> _What is asked_
In the material below, please retype the lines from the very first through the one with "19, fill: '#2e2e2e'", exactly and without pictures.
[begin Given data]
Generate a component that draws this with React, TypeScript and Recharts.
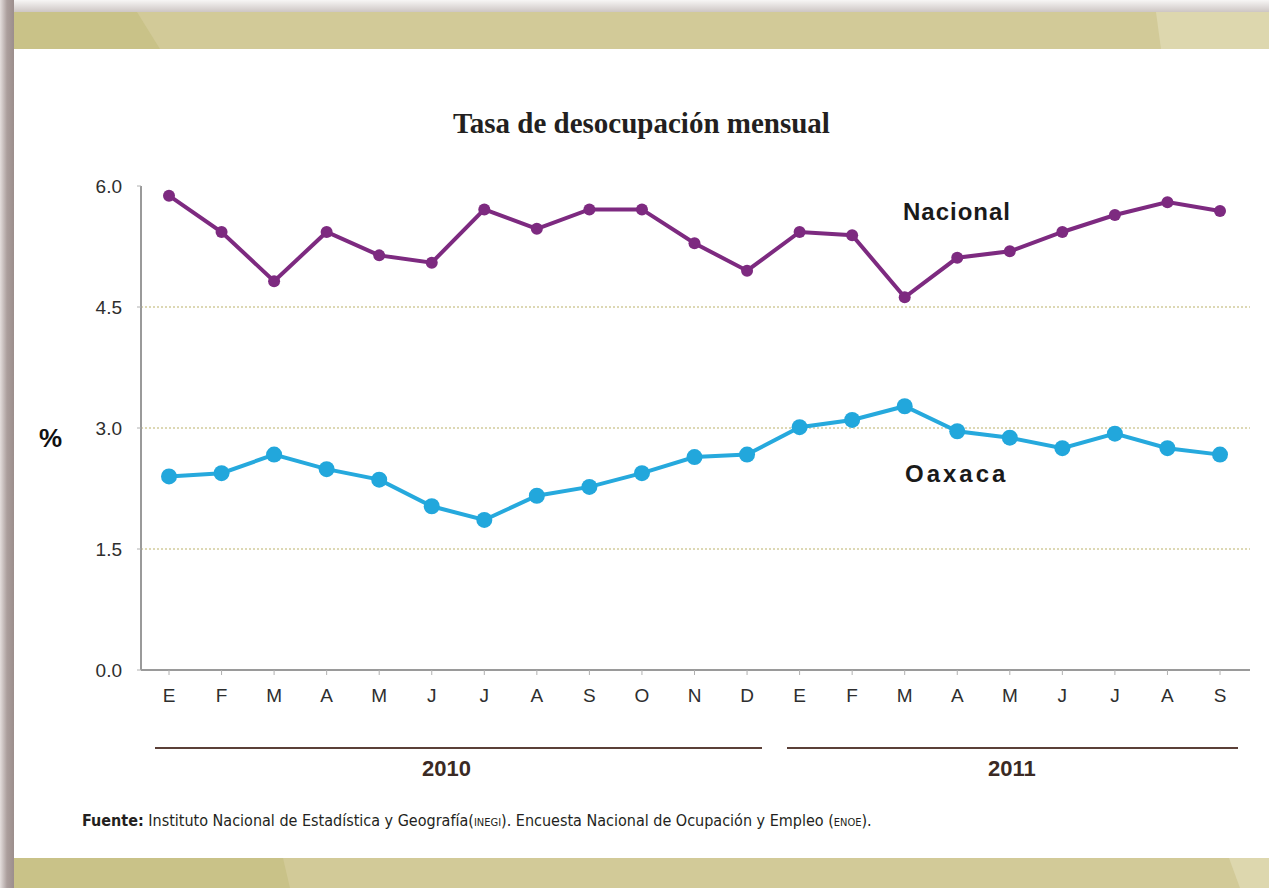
import React from 'react';
import { LineChart, Line, XAxis, YAxis, ReferenceLine } from 'recharts';

const months = ['E', 'F', 'M', 'A', 'M', 'J', 'J', 'A', 'S', 'O', 'N', 'D', 'E', 'F', 'M', 'A', 'M', 'J', 'J', 'A', 'S'];
const nacional = [5.88, 5.43, 4.82, 5.43, 5.14, 5.05, 5.71, 5.47, 5.71, 5.71, 5.29, 4.95, 5.43, 5.39, 4.62, 5.11, 5.19, 5.43, 5.64, 5.8, 5.69];
const oaxaca = [2.4, 2.44, 2.67, 2.49, 2.36, 2.03, 1.86, 2.16, 2.27, 2.44, 2.64, 2.67, 3.01, 3.1, 3.27, 2.96, 2.88, 2.75, 2.93, 2.75, 2.67];
const yTicks = [0, 1.5, 3, 4.5, 6];
const gridValues = [1.5, 3, 4.5];

const data = months.map((m, i) => ({ name: m, nacional: nacional[i], oaxaca: oaxaca[i] }));

const GOLD = '#d2ca98';
const GOLD_DARK = '#c9c288';
const GOLD_LIGHT = '#ddd7ae';

const tickStyle = { fontFamily: 'Liberation Sans, Arial, sans-serif', fontSize: 19, fill: '#2e2e2e' };

const Frame: React.FC = () => (
  <svg width={1269} height={888} style={{ position: 'absolute', left: 0, top: 0 }}>
    <defs>
      <linearGradient id="topShade" x1="0" y1="0" x2="0" y2="1">
        <stop offset="0" stopColor="#f7f6f5" />
        <stop offset="1" stopColor="#cdc6c4" />
      </linearGradient>
      <linearGradient id="leftShade" x1="0" y1="0" x2="1" y2="0">
        <stop offset="0" stopColor="#e4dedd" />
        <stop offset="0.5" stopColor="#ab9e9c" />
        <stop offset="1" stopColor="#9c8e8c" />
      </linearGradient>
    </defs>
    <rect x={0} y={0} width={1269} height={12} fill="url(#topShade)" />
    <rect x={0} y={0} width={14} height={888} fill="url(#leftShade)" />
    {/* top band */}
    <rect x={14} y={12} width={1255} height={37} fill={GOLD} />
    <polygon points="14,12 137,12 160,49 14,49" fill={GOLD_DARK} />
    <polygon points="1156,12 1269,12 1269,49 1161,49" fill={GOLD_LIGHT} />
    {/* bottom band */}
    <rect x={14} y={858} width={1255} height={30} fill={GOLD} />
    <polygon points="14,858 283,858 290,888 14,888" fill={GOLD_DARK} />
    <polygon points="1229,858 1269,858 1269,888 1240,888" fill={GOLD_LIGHT} />
    {/* year brackets */}
    <line x1={155} y1={748} x2={762} y2={748} stroke="#5b4038" strokeWidth={2} />
    <line x1={787} y1={748} x2={1238} y2={748} stroke="#5b4038" strokeWidth={2} />
  </svg>
);

const abs = (left: number, top: number, extra: React.CSSProperties = {}): React.CSSProperties => ({
  position: 'absolute',
  left,
  top,
  whiteSpace: 'nowrap',
  ...extra,
});

const App: React.FC = () => (
  <div style={{ position: 'absolute', left: 0, top: 0, width: 1269, height: 888, background: '#fff', overflow: 'hidden' }}>
    <Frame />
    <div
      style={abs(0, 107, {
        width: 1269,
        textAlign: 'center',
        paddingLeft: 14,
        boxSizing: 'border-box',
        fontFamily: 'Liberation Serif, serif',
        fontWeight: 'bold',
        fontSize: 29,
        color: '#231f20',
      })}
    >
      Tasa de desocupación mensual
    </div>
    <div style={abs(39, 423, { fontFamily: 'Liberation Sans, Arial', fontWeight: 'bold', fontSize: 26, color: '#111' })}>%</div>
    <div style={abs(0, 0)}>
      <LineChart width={1269} height={888} data={data} margin={{ top: 186, right: 19, bottom: 188, left: 81 }}>
        {gridValues.map((v) => (
          <ReferenceLine key={v} y={v} stroke="#ddd8b4" strokeWidth={2} strokeDasharray="2 2" />
        ))}
        <XAxis
          dataKey="name"
          height={30}
          padding={{ left: 28, right: 30 }}
          axisLine={{ stroke: '#9a9a9a', strokeWidth: 2 }}
          tickLine={{ stroke: '#b0b0b0' }}
          tickSize={5}
          tickMargin={14}
          tick={tickStyle}
          interval={0}
        />
        <YAxis
          domain={[0, 6]}
          ticks={yTicks}
          width={60}
          axisLine={{ stroke: '#9a9a9a', strokeWidth: 2 }}
          tickLine={{ stroke: '#b0b0b0' }}
          tickSize={4}
          tickMargin={15}
          tick={tickStyle}
          tickFormatter={(v: number) => v.toFixed(1)}
        />
        <Line
          dataKey="nacional"
          type="linear"
          stroke="#7d2a80"
          strokeWidth={4}
          dot={{ r: 6, fill: '#7d2a80', stroke: '#7d2a80', strokeWidth: 0 }}
          isAnimationActive={false}
        />
        <Line
          dataKey="oaxaca"
          type="linear"
          stroke="#26a9dd"
          strokeWidth={4}
          dot={{ r: 8, fill: '#22a7dc', stroke: '#22a7dc', strokeWidth: 0 }}
          isAnimationActive={false}
        />
      </LineChart>
    </div>
    <div style={abs(903, 198, { fontFamily: 'Liberation Sans, Arial', fontWeight: 'bold', fontSize: 24, letterSpacing: 1, color: '#1a1a1a' })}>
      Nacional
    </div>
    <div style={abs(905, 460, { fontFamily: 'Liberation Sans, Arial', fontWeight: 'bold', fontSize: 24, letterSpacing: 3, color: '#1a1a1a' })}>
      Oaxaca
    </div>
    <div style={abs(422, 756, { fontFamily: 'Liberation Sans, Arial', fontWeight: 'bold', fontSize: 22, color: '#3b2a24' })}>2010</div>
    <div style={abs(988, 756, { fontFamily: 'Liberation Sans, Arial', fontWeight: 'bold', fontSize: 22, color: '#3b2a24' })}>2011</div>
    <div
      style={abs(82, 811, {
        fontFamily: "'Liberation Sans Narrow', 'DejaVu Sans Condensed', 'Roboto', sans-serif",
        fontSize: 16,
        color: '#231f20',
      })}
    >
      <b>Fuente:</b> Instituto Nacional de Estadística y Geografía(<span style={{ fontSize: 11 }}>INEGI</span>). Encuesta Nacional de
      Ocupación y Empleo (<span style={{ fontSize: 11 }}>ENOE</span>).
    </div>
  </div>
);

export default App;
[end Given data]
> _Task solution_
Generate a component that draws this with React, TypeScript and Recharts.
import React from 'react';
import { LineChart, Line, XAxis, YAxis, ReferenceLine } from 'recharts';

const months = ['E', 'F', 'M', 'A', 'M', 'J', 'J', 'A', 'S', 'O', 'N', 'D', 'E', 'F', 'M', 'A', 'M', 'J', 'J', 'A', 'S'];
const nacional = [5.88, 5.43, 4.82, 5.43, 5.14, 5.05, 5.71, 5.47, 5.71, 5.71, 5.29, 4.95, 5.43, 5.39, 4.62, 5.11, 5.19, 5.43, 5.64, 5.8, 5.69];
const oaxaca = [2.4, 2.44, 2.67, 2.49, 2.36, 2.03, 1.86, 2.16, 2.27, 2.44, 2.64, 2.67, 3.01, 3.1, 3.27, 2.96, 2.88, 2.75, 2.93, 2.75, 2.67];
const yTicks = [0, 1.5, 3, 4.5, 6];
const gridValues = [1.5, 3, 4.5];

const data = months.map((m, i) => ({ name: m, nacional: nacional[i], oaxaca: oaxaca[i] }));

const GOLD = '#d2ca98';
const GOLD_DARK = '#c9c288';
const GOLD_LIGHT = '#ddd7ae';

const tickStyle = { fontFamily: 'Liberation Sans, Arial, sans-serif', fontSize: 19, fill: '#2e2e2e' };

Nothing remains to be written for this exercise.